[What you are asked to do]: Write out the data again exactly, skipping every picture.

** START **

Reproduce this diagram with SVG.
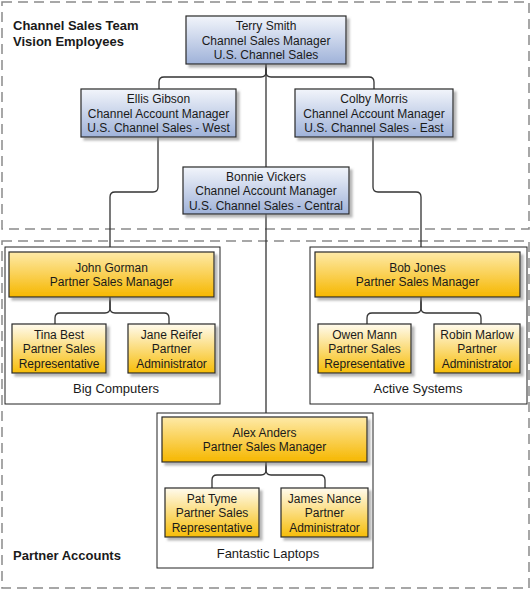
<svg xmlns="http://www.w3.org/2000/svg" width="531" height="590" viewBox="0 0 531 590">
<defs>
<linearGradient id="gBlue" x1="0" y1="0" x2="0" y2="1">
<stop offset="0" stop-color="#f2f5fb"/>
<stop offset="1" stop-color="#9fb2d9"/>
</linearGradient>
<linearGradient id="gMgr" x1="0" y1="0" x2="0" y2="1">
<stop offset="0" stop-color="#feeaa8"/>
<stop offset="1" stop-color="#f6b700"/>
</linearGradient>
<linearGradient id="gSub" x1="0" y1="0" x2="0" y2="1">
<stop offset="0" stop-color="#fffbee"/>
<stop offset="1" stop-color="#f7bd08"/>
</linearGradient>
<filter id="sh" x="-10%" y="-10%" width="130%" height="140%">
<feDropShadow dx="3" dy="3" stdDeviation="1" flood-color="#888" flood-opacity="0.6"/>
</filter>
</defs>
<style>
.zone{fill:none;stroke:#8a8a8a;stroke-width:1.5;stroke-dasharray:10 6}
.cont{fill:#fff;stroke:#222;stroke-width:1}
.blue{fill:url(#gBlue);stroke:#2a2a2a;stroke-width:1.2;filter:url(#sh)}
.mgr{fill:url(#gMgr);stroke:#2a2a2a;stroke-width:1.2;filter:url(#sh)}
.sub{fill:url(#gSub);stroke:#2a2a2a;stroke-width:1.2;filter:url(#sh)}
text{font-family:"Liberation Sans",Arial,sans-serif;fill:#1a1a1a}
.t{font-size:12px;text-anchor:middle}
.lbl{font-size:13px;text-anchor:middle}
.hd{font-size:13px;font-weight:bold}
.con{fill:none;stroke:#333;stroke-width:1.3}
</style>
<g id="zones">
<rect class="zone" x="2" y="2" width="527" height="227"/>
<rect class="zone" x="2" y="241" width="527" height="347"/>
<text class="hd" x="13" y="29.5">Channel Sales Team</text>
<text class="hd" x="13" y="46">Vision Employees</text>
<text class="hd" x="13" y="559.5">Partner Accounts</text>
</g>
<g id="containers">
<g id="big-computers">
<rect class="cont" x="5" y="247" width="215" height="157"/>
<text class="lbl" x="116" y="392.5">Big Computers</text>
</g>
<g id="active-systems">
<rect class="cont" x="310" y="247" width="217" height="157"/>
<text class="lbl" x="418" y="392.5">Active Systems</text>
</g>
<g id="fantastic-laptops">
<rect class="cont" x="157" y="413" width="216" height="155"/>
<text class="lbl" x="268" y="557.5">Fantastic Laptops</text>
</g>
</g>
<g id="connectors">
<path class="con" d="M266,64 V72 Q266,77 261,77 H164 Q159,77 159,82 V89"/>
<path class="con" d="M266,64 V72 Q266,77 271,77 H369 Q374,77 374,82 V89"/>
<path class="con" d="M266,64 V167"/>
<path class="con" d="M266,214 V413"/>
<path class="con" d="M158,137 V187 Q158,192 153,192 H115 Q110,192 110,197 V247"/>
<path class="con" d="M373,137 V187 Q373,192 378,192 H416 Q421,192 421,197 V247"/>
<path class="con" d="M110,297 V308 Q110,313 105,313 H60 Q55,313 55,318 V324"/>
<path class="con" d="M110,297 V308 Q110,313 115,313 H164 Q169,313 169,318 V324"/>
<path class="con" d="M421,297 V308 Q421,313 416,313 H372 Q367,313 367,318 V324"/>
<path class="con" d="M421,297 V308 Q421,313 426,313 H476 Q481,313 481,318 V324"/>
<path class="con" d="M266,462 V470 Q266,475 261,475 H217 Q212,475 212,480 V488"/>
<path class="con" d="M266,462 V470 Q266,475 271,475 H320 Q325,475 325,480 V488"/>
</g>
<g id="terry-smith">
<rect class="blue" x="186" y="16" width="160" height="48"/>
<text class="t" x="266" y="30">Terry Smith</text>
<text class="t" x="266" y="44.5">Channel Sales Manager</text>
<text class="t" x="266" y="59">U.S. Channel Sales</text>
</g>
<g id="ellis-gibson">
<rect class="blue" x="81" y="89" width="155" height="48"/>
<text class="t" x="158.5" y="103">Ellis Gibson</text>
<text class="t" x="158.5" y="117.5">Channel Account Manager</text>
<text class="t" x="158.5" y="132">U.S. Channel Sales - West</text>
</g>
<g id="colby-morris">
<rect class="blue" x="295" y="89" width="158" height="48"/>
<text class="t" x="374" y="103">Colby Morris</text>
<text class="t" x="374" y="117.5">Channel Account Manager</text>
<text class="t" x="374" y="132">U.S. Channel Sales - East</text>
</g>
<g id="bonnie-vickers">
<rect class="blue" x="183" y="167" width="166" height="47"/>
<text class="t" x="266" y="180.5">Bonnie Vickers</text>
<text class="t" x="266" y="195">Channel Account Manager</text>
<text class="t" x="266" y="209.5">U.S. Channel Sales - Central</text>
</g>
<g id="john-gorman">
<rect class="mgr" x="9" y="252" width="205" height="45"/>
<text class="t" x="111.5" y="271.5">John Gorman</text>
<text class="t" x="111.5" y="285.5">Partner Sales Manager</text>
</g>
<g id="tina-best">
<rect class="sub" x="12" y="324" width="94" height="49"/>
<text class="t" x="59" y="338.5">Tina Best</text>
<text class="t" x="59" y="353">Partner Sales</text>
<text class="t" x="59" y="367.5">Representative</text>
</g>
<g id="jane-reifer">
<rect class="sub" x="128" y="324" width="87" height="49"/>
<text class="t" x="171.5" y="338.5">Jane Reifer</text>
<text class="t" x="171.5" y="353">Partner</text>
<text class="t" x="171.5" y="367.5">Administrator</text>
</g>
<g id="bob-jones">
<rect class="mgr" x="315" y="252" width="205" height="45"/>
<text class="t" x="417.5" y="271.5">Bob Jones</text>
<text class="t" x="417.5" y="285.5">Partner Sales Manager</text>
</g>
<g id="owen-mann">
<rect class="sub" x="318" y="324" width="93" height="49"/>
<text class="t" x="364.5" y="338.5">Owen Mann</text>
<text class="t" x="364.5" y="353">Partner Sales</text>
<text class="t" x="364.5" y="367.5">Representative</text>
</g>
<g id="robin-marlow">
<rect class="sub" x="434" y="324" width="86" height="49"/>
<text class="t" x="477" y="338.5">Robin Marlow</text>
<text class="t" x="477" y="353">Partner</text>
<text class="t" x="477" y="367.5">Administrator</text>
</g>
<g id="alex-anders">
<rect class="mgr" x="162" y="417" width="205" height="45"/>
<text class="t" x="264.5" y="436.5">Alex Anders</text>
<text class="t" x="264.5" y="450.5">Partner Sales Manager</text>
</g>
<g id="pat-tyme">
<rect class="sub" x="165" y="488" width="94" height="49"/>
<text class="t" x="212" y="502.5">Pat Tyme</text>
<text class="t" x="212" y="517">Partner Sales</text>
<text class="t" x="212" y="531.5">Representative</text>
</g>
<g id="james-nance">
<rect class="sub" x="281" y="488" width="87" height="49"/>
<text class="t" x="324.5" y="502.5">James Nance</text>
<text class="t" x="324.5" y="517">Partner</text>
<text class="t" x="324.5" y="531.5">Administrator</text>
</g>
</svg>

** END **

[Exercise solution]:
Reproduce this diagram with SVG.
<svg xmlns="http://www.w3.org/2000/svg" width="531" height="590" viewBox="0 0 531 590">
<defs>
<linearGradient id="gBlue" x1="0" y1="0" x2="0" y2="1">
<stop offset="0" stop-color="#f2f5fb"/>
<stop offset="1" stop-color="#9fb2d9"/>
</linearGradient>
<linearGradient id="gMgr" x1="0" y1="0" x2="0" y2="1">
<stop offset="0" stop-color="#feeaa8"/>
<stop offset="1" stop-color="#f6b700"/>
</linearGradient>
<linearGradient id="gSub" x1="0" y1="0" x2="0" y2="1">
<stop offset="0" stop-color="#fffbee"/>
<stop offset="1" stop-color="#f7bd08"/>
</linearGradient>
<filter id="sh" x="-10%" y="-10%" width="130%" height="140%">
<feDropShadow dx="3" dy="3" stdDeviation="1" flood-color="#888" flood-opacity="0.6"/>
</filter>
</defs>
<style>
.zone{fill:none;stroke:#8a8a8a;stroke-width:1.5;stroke-dasharray:10 6}
.cont{fill:#fff;stroke:#222;stroke-width:1}
.blue{fill:url(#gBlue);stroke:#2a2a2a;stroke-width:1.2;filter:url(#sh)}
.mgr{fill:url(#gMgr);stroke:#2a2a2a;stroke-width:1.2;filter:url(#sh)}
.sub{fill:url(#gSub);stroke:#2a2a2a;stroke-width:1.2;filter:url(#sh)}
text{font-family:"Liberation Sans",Arial,sans-serif;fill:#1a1a1a}
.t{font-size:12px;text-anchor:middle}
.lbl{font-size:13px;text-anchor:middle}
.hd{font-size:13px;font-weight:bold}
.con{fill:none;stroke:#333;stroke-width:1.3}
</style>
<g id="zones">
<rect class="zone" x="2" y="2" width="527" height="227"/>
<rect class="zone" x="2" y="241" width="527" height="347"/>
<text class="hd" x="13" y="29.5">Channel Sales Team</text>
<text class="hd" x="13" y="46">Vision Employees</text>
<text class="hd" x="13" y="559.5">Partner Accounts</text>
</g>
<g id="containers">
<g id="big-computers">
<rect class="cont" x="5" y="247" width="215" height="157"/>
<text class="lbl" x="116" y="392.5">Big Computers</text>
</g>
<g id="active-systems">
<rect class="cont" x="310" y="247" width="217" height="157"/>
<text class="lbl" x="418" y="392.5">Active Systems</text>
</g>
<g id="fantastic-laptops">
<rect class="cont" x="157" y="413" width="216" height="155"/>
<text class="lbl" x="268" y="557.5">Fantastic Laptops</text>
</g>
</g>
<g id="connectors">
<path class="con" d="M266,64 V72 Q266,77 261,77 H164 Q159,77 159,82 V89"/>
<path class="con" d="M266,64 V72 Q266,77 271,77 H369 Q374,77 374,82 V89"/>
<path class="con" d="M266,64 V167"/>
<path class="con" d="M266,214 V413"/>
<path class="con" d="M158,137 V187 Q158,192 153,192 H115 Q110,192 110,197 V247"/>
<path class="con" d="M373,137 V187 Q373,192 378,192 H416 Q421,192 421,197 V247"/>
<path class="con" d="M110,297 V308 Q110,313 105,313 H60 Q55,313 55,318 V324"/>
<path class="con" d="M110,297 V308 Q110,313 115,313 H164 Q169,313 169,318 V324"/>
<path class="con" d="M421,297 V308 Q421,313 416,313 H372 Q367,313 367,318 V324"/>
<path class="con" d="M421,297 V308 Q421,313 426,313 H476 Q481,313 481,318 V324"/>
<path class="con" d="M266,462 V470 Q266,475 261,475 H217 Q212,475 212,480 V488"/>
<path class="con" d="M266,462 V470 Q266,475 271,475 H320 Q325,475 325,480 V488"/>
</g>
<g id="terry-smith">
<rect class="blue" x="186" y="16" width="160" height="48"/>
<text class="t" x="266" y="30">Terry Smith</text>
<text class="t" x="266" y="44.5">Channel Sales Manager</text>
<text class="t" x="266" y="59">U.S. Channel Sales</text>
</g>
<g id="ellis-gibson">
<rect class="blue" x="81" y="89" width="155" height="48"/>
<text class="t" x="158.5" y="103">Ellis Gibson</text>
<text class="t" x="158.5" y="117.5">Channel Account Manager</text>
<text class="t" x="158.5" y="132">U.S. Channel Sales - West</text>
</g>
<g id="colby-morris">
<rect class="blue" x="295" y="89" width="158" height="48"/>
<text class="t" x="374" y="103">Colby Morris</text>
<text class="t" x="374" y="117.5">Channel Account Manager</text>
<text class="t" x="374" y="132">U.S. Channel Sales - East</text>
</g>
<g id="bonnie-vickers">
<rect class="blue" x="183" y="167" width="166" height="47"/>
<text class="t" x="266" y="180.5">Bonnie Vickers</text>
<text class="t" x="266" y="195">Channel Account Manager</text>
<text class="t" x="266" y="209.5">U.S. Channel Sales - Central</text>
</g>
<g id="john-gorman">
<rect class="mgr" x="9" y="252" width="205" height="45"/>
<text class="t" x="111.5" y="271.5">John Gorman</text>
<text class="t" x="111.5" y="285.5">Partner Sales Manager</text>
</g>
<g id="tina-best">
<rect class="sub" x="12" y="324" width="94" height="49"/>
<text class="t" x="59" y="338.5">Tina Best</text>
<text class="t" x="59" y="353">Partner Sales</text>
<text class="t" x="59" y="367.5">Representative</text>
</g>
<g id="jane-reifer">
<rect class="sub" x="128" y="324" width="87" height="49"/>
<text class="t" x="171.5" y="338.5">Jane Reifer</text>
<text class="t" x="171.5" y="353">Partner</text>
<text class="t" x="171.5" y="367.5">Administrator</text>
</g>
<g id="bob-jones">
<rect class="mgr" x="315" y="252" width="205" height="45"/>
<text class="t" x="417.5" y="271.5">Bob Jones</text>
<text class="t" x="417.5" y="285.5">Partner Sales Manager</text>
</g>
<g id="owen-mann">
<rect class="sub" x="318" y="324" width="93" height="49"/>
<text class="t" x="364.5" y="338.5">Owen Mann</text>
<text class="t" x="364.5" y="353">Partner Sales</text>
<text class="t" x="364.5" y="367.5">Representative</text>
</g>
<g id="robin-marlow">
<rect class="sub" x="434" y="324" width="86" height="49"/>
<text class="t" x="477" y="338.5">Robin Marlow</text>
<text class="t" x="477" y="353">Partner</text>
<text class="t" x="477" y="367.5">Administrator</text>
</g>
<g id="alex-anders">
<rect class="mgr" x="162" y="417" width="205" height="45"/>
<text class="t" x="264.5" y="436.5">Alex Anders</text>
<text class="t" x="264.5" y="450.5">Partner Sales Manager</text>
</g>
<g id="pat-tyme">
<rect class="sub" x="165" y="488" width="94" height="49"/>
<text class="t" x="212" y="502.5">Pat Tyme</text>
<text class="t" x="212" y="517">Partner Sales</text>
<text class="t" x="212" y="531.5">Representative</text>
</g>
<g id="james-nance">
<rect class="sub" x="281" y="488" width="87" height="49"/>
<text class="t" x="324.5" y="502.5">James Nance</text>
<text class="t" x="324.5" y="517">Partner</text>
<text class="t" x="324.5" y="531.5">Administrator</text>
</g>
</svg>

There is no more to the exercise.